Good morning Polish Knight.

Very interesting twist on being a good mother...it's not often commented upon or appreciated how much woman have to sacrifice early on in their lives to have healthy children later.

Men can carouse, drink, drug and then clean up very late in life and still produce healthy children at pretty much any age.

So it's another unevenly distributed advantage of being male.

PolishKnight said...

Hello NYMOM. When two things are different there are bound to be unevenly distributed advantages.

Yes, men CAN clean up later in life, in theory, but that's easier said than done and helps contribute to the "man shortage" problem that is finally getting noticed.

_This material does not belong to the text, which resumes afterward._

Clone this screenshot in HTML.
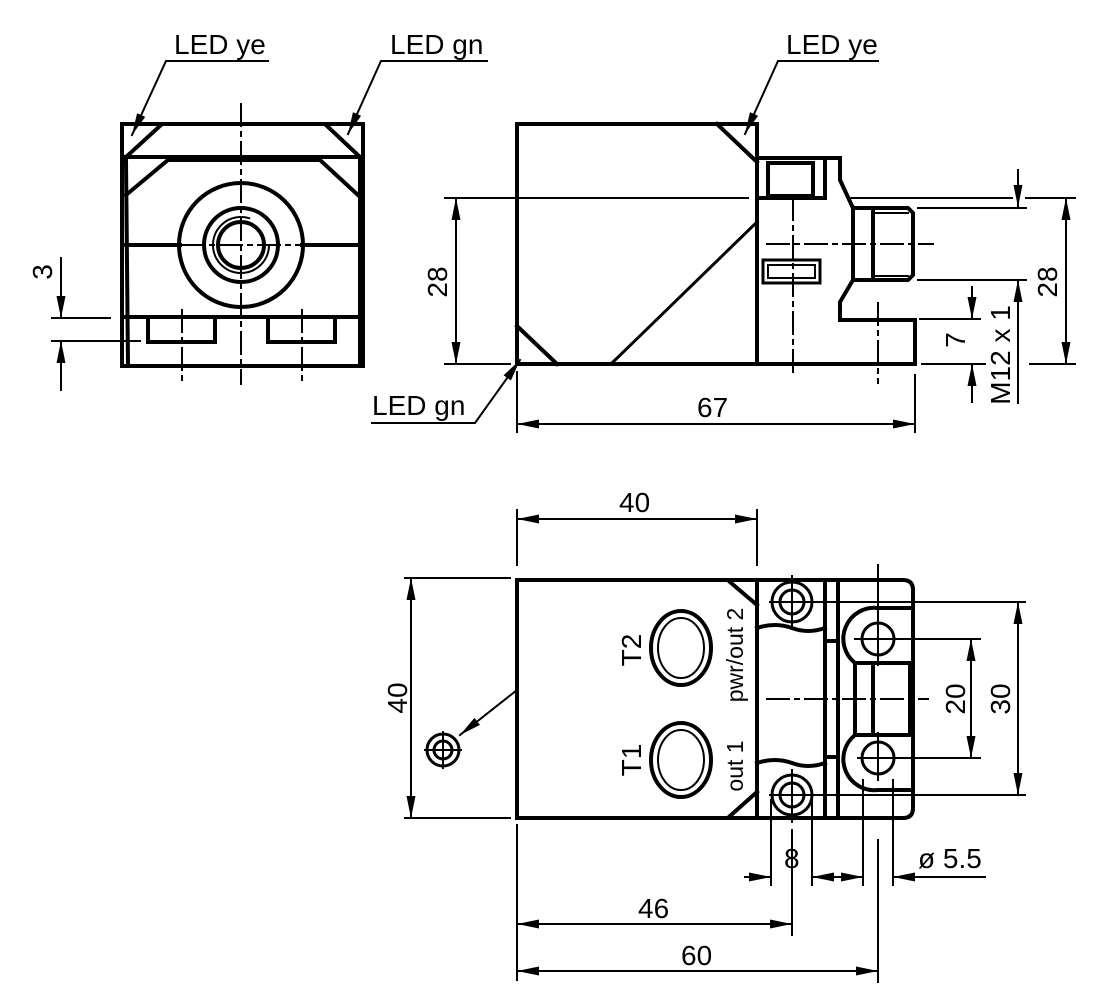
<!DOCTYPE html>
<html><head><meta charset="utf-8"><style>
html,body{margin:0;padding:0;background:#fff}
svg{display:block}
text{font-family:"Liberation Sans",sans-serif;font-size:28px;fill:#000}
</style></head><body>
<svg width="1098" height="1004" viewBox="0 0 1098 1004" xmlns="http://www.w3.org/2000/svg">
<defs>
<marker id="a" viewBox="0 0 22 9" refX="22" refY="4.5" markerWidth="22" markerHeight="9" markerUnits="userSpaceOnUse" orient="auto-start-reverse">
<path d="M0,0 L22,4.5 L0,9 Z" fill="#000"/></marker>
</defs>
<g fill="none" stroke="#000" stroke-linecap="square">
<!-- FRONT VIEW -->
<g stroke-width="4">
<path d="M122,124 H363 V366 H122 Z"/>
<path d="M161,125 L126,157 M326,125 L360,157"/>
<path d="M126,157 H360"/>
<path d="M126,195 L168,160 H320 L358,195"/>
<path d="M126,160 L128,366 M360,160 V366"/>
<path d="M126,245 H180 M302,245 H360"/>
<circle cx="241" cy="245" r="62"/>
<circle cx="241" cy="245" r="37"/>
<circle cx="241" cy="245" r="23"/>
<path d="M126,317 H360"/>
<path d="M148,317 V342 H215 V317 M268,317 V342 H335 V317"/>
</g>
<circle cx="241" cy="245" r="28" stroke-width="2" stroke-dasharray="140 36"/>
<g stroke-width="2" stroke-dasharray="22 6 4 6">
<path d="M241,104 V384 M182,310 V380 M302,310 V380 M182,245 H300"/>
</g>
<g stroke-width="2">
<path d="M52,318 H110 M52,341 H140"/>
<path d="M61,258 V318" marker-end="url(#a)"/>
<path d="M61,390 V341" marker-end="url(#a)"/>
<path d="M268,61 H166 L132,135" marker-end="url(#a)"/>
<path d="M487,61 H381 L348,134" marker-end="url(#a)"/>
<path d="M445,198 H748 M445,364 H510"/>
<path d="M456,198 V364" marker-start="url(#a)" marker-end="url(#a)"/>
<path d="M878,61 H778 L745,134" marker-end="url(#a)"/>
<path d="M372,423 H475 L520,360" marker-end="url(#a)"/>
<path d="M517,372 V432 M915,375 V432"/>
<path d="M517,424 H915" marker-start="url(#a)" marker-end="url(#a)"/>
<path d="M848,198 H1012 M1026,198 H1075 M918,208 H1026 M918,280 H1026 M920,319 H980 M922,364 H985 M1030,364 H1075"/>
<path d="M1066,198 V364" marker-start="url(#a)" marker-end="url(#a)"/>
<path d="M1018,170 V207" marker-end="url(#a)"/>
<path d="M1018,403 V280" marker-end="url(#a)"/>
<path d="M972,287 V319" marker-end="url(#a)"/>
<path d="M972,402 V364" marker-end="url(#a)"/>
</g>
<!-- SIDE VIEW body -->
<g stroke-width="4">
<path d="M517,124 H757 V364 H517 Z"/>
<path d="M717,124 L757,162 M517,326 L557,364"/>
<path d="M757,158 H840 V180 L853,208 V280 L840,302 V320 H915 V364 H757"/>
<path d="M825,158 V198 M757,198 H825"/>
<rect x="768" y="163" width="45" height="33"/>
<path d="M853,208 H908 L913,213 V275 L908,280 H853"/>
<path d="M873,211 V277"/>
</g>
<g stroke-width="3">
<path d="M611,364 L757,222"/>
<rect x="763" y="260" width="57" height="23"/>
<rect x="768" y="265" width="47" height="13" stroke-width="2"/>
<path d="M873,213 H908 M873,276 H908" stroke-width="2"/>
</g>
<g stroke-width="2" stroke-dasharray="22 6 4 6">
<path d="M793,198 V372 M767,244 H933 M878,303 V383"/>
</g>
<!-- BOTTOM VIEW -->
<g stroke-width="2">
<path d="M517,510 V565 M757,510 V565"/>
<path d="M517,519 H757" marker-start="url(#a)" marker-end="url(#a)"/>
<path d="M405,578 H510 M405,818 H510"/>
<path d="M411,578 V818" marker-start="url(#a)" marker-end="url(#a)"/>
<path d="M460,735 L517,690" marker-start="url(#a)"/>
<path d="M770,602 H1025 M855,639 H980 M858,758 H980 M770,795 H1025"/>
<path d="M971,639 V758" marker-start="url(#a)" marker-end="url(#a)"/>
<path d="M1018,602 V795" marker-start="url(#a)" marker-end="url(#a)"/>
<path d="M517,825 V980 M771,800 V885 M812,800 V885 M863,780 V885 M893,780 V885 M792,830 V935 M878,840 V982"/>
<path d="M745,877 H771" marker-end="url(#a)"/>
<path d="M838,877 H812" marker-end="url(#a)"/>
<path d="M840,877 H863" marker-end="url(#a)"/>
<path d="M985,877 H893" marker-end="url(#a)"/>
<path d="M517,924 H792" marker-start="url(#a)" marker-end="url(#a)"/>
<path d="M517,971 H878" marker-start="url(#a)" marker-end="url(#a)"/>
</g>
<g stroke-width="4">
<path d="M517,580 H757 V818 H517 Z"/>
<path d="M757,580 H903 Q913,580 913,590 V808 Q913,818 903,818 H757"/>
<path d="M825,580 V818 M838,580 V818"/>
<path d="M757,628 Q775,622 792,628 Q808,634 825,628 M757,763 Q775,757 792,763 Q808,769 825,763"/>
<path d="M825,641 H838 M825,757 H838"/>
<path d="M910,608 H878 A31,31 0 0 0 855,663 H910 M910,790 H878 A31,31 0 0 1 855,735 H910"/>
<path d="M855,663 V735 M873,665 V733 M910,663 V735"/>
<path d="M730,582 L757,605 M730,816 L757,792"/>
<ellipse cx="681" cy="648" rx="30" ry="37"/>
<ellipse cx="681" cy="760" rx="30" ry="37"/>
</g>
<g stroke-width="3">
<circle cx="792" cy="602" r="20"/><circle cx="792" cy="602" r="12"/>
<circle cx="792" cy="795" r="20"/><circle cx="792" cy="795" r="12"/>
<circle cx="878" cy="639" r="16"/><circle cx="878" cy="758" r="16"/>
<ellipse cx="681" cy="648" rx="23" ry="30" stroke-width="2"/>
<ellipse cx="681" cy="760" rx="23" ry="30" stroke-width="2"/>
<circle cx="443" cy="750" r="16"/><circle cx="443" cy="750" r="9"/>
</g>
<path d="M425,750 H461 M443,732 V768 M792,576 V628 M792,770 V822 M878,565 V665 M878,733 V780" stroke-width="2"/>
<path d="M767,699 H928" stroke-width="2" stroke-dasharray="22 6 4 6"/>
</g>
<g>
<text x="174" y="54">LED ye</text>
<text x="390" y="54">LED gn</text>
<text x="786" y="54">LED ye</text>
<text x="372" y="415">LED gn</text>
<text x="697" y="417">67</text>
<text x="619" y="512">40</text>
<text x="638" y="918">46</text>
<text x="681" y="965">60</text>
<text x="784" y="868">8</text>
<text x="918" y="868">ø 5.5</text>
<text transform="translate(52,272) rotate(-90)" text-anchor="middle">3</text>
<text transform="translate(447,282) rotate(-90)" text-anchor="middle">28</text>
<text transform="translate(1057,282) rotate(-90)" text-anchor="middle">28</text>
<text transform="translate(965,340) rotate(-90)" text-anchor="middle">7</text>
<text transform="translate(1010,355) rotate(-90)" text-anchor="middle">M12 x 1</text>
<text transform="translate(407,698) rotate(-90)" text-anchor="middle">40</text>
<text transform="translate(965,699) rotate(-90)" text-anchor="middle">20</text>
<text transform="translate(1010,699) rotate(-90)" text-anchor="middle">30</text>
<text transform="translate(641,650) rotate(-90)" text-anchor="middle">T2</text>
<text transform="translate(641,760) rotate(-90)" text-anchor="middle">T1</text>
<text transform="translate(743,655) rotate(-90)" text-anchor="middle" style="font-size:23px">pwr/out 2</text>
<text transform="translate(743,766) rotate(-90)" text-anchor="middle" style="font-size:23px">out 1</text>
</g>
</svg>
</body></html>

Keep in mind that the reason why this "sacrifice" you refer to by such mothers isn't being noticed is due to feminists not wanting young women to panic over not being able to have it both ways. If these women took an active interest in getting married younger and having children, then they wouldn't be as enthusiastic about the women in the workplace cause. Most men have long been aware of this and didn't hide it. I don't know any men in denial about it.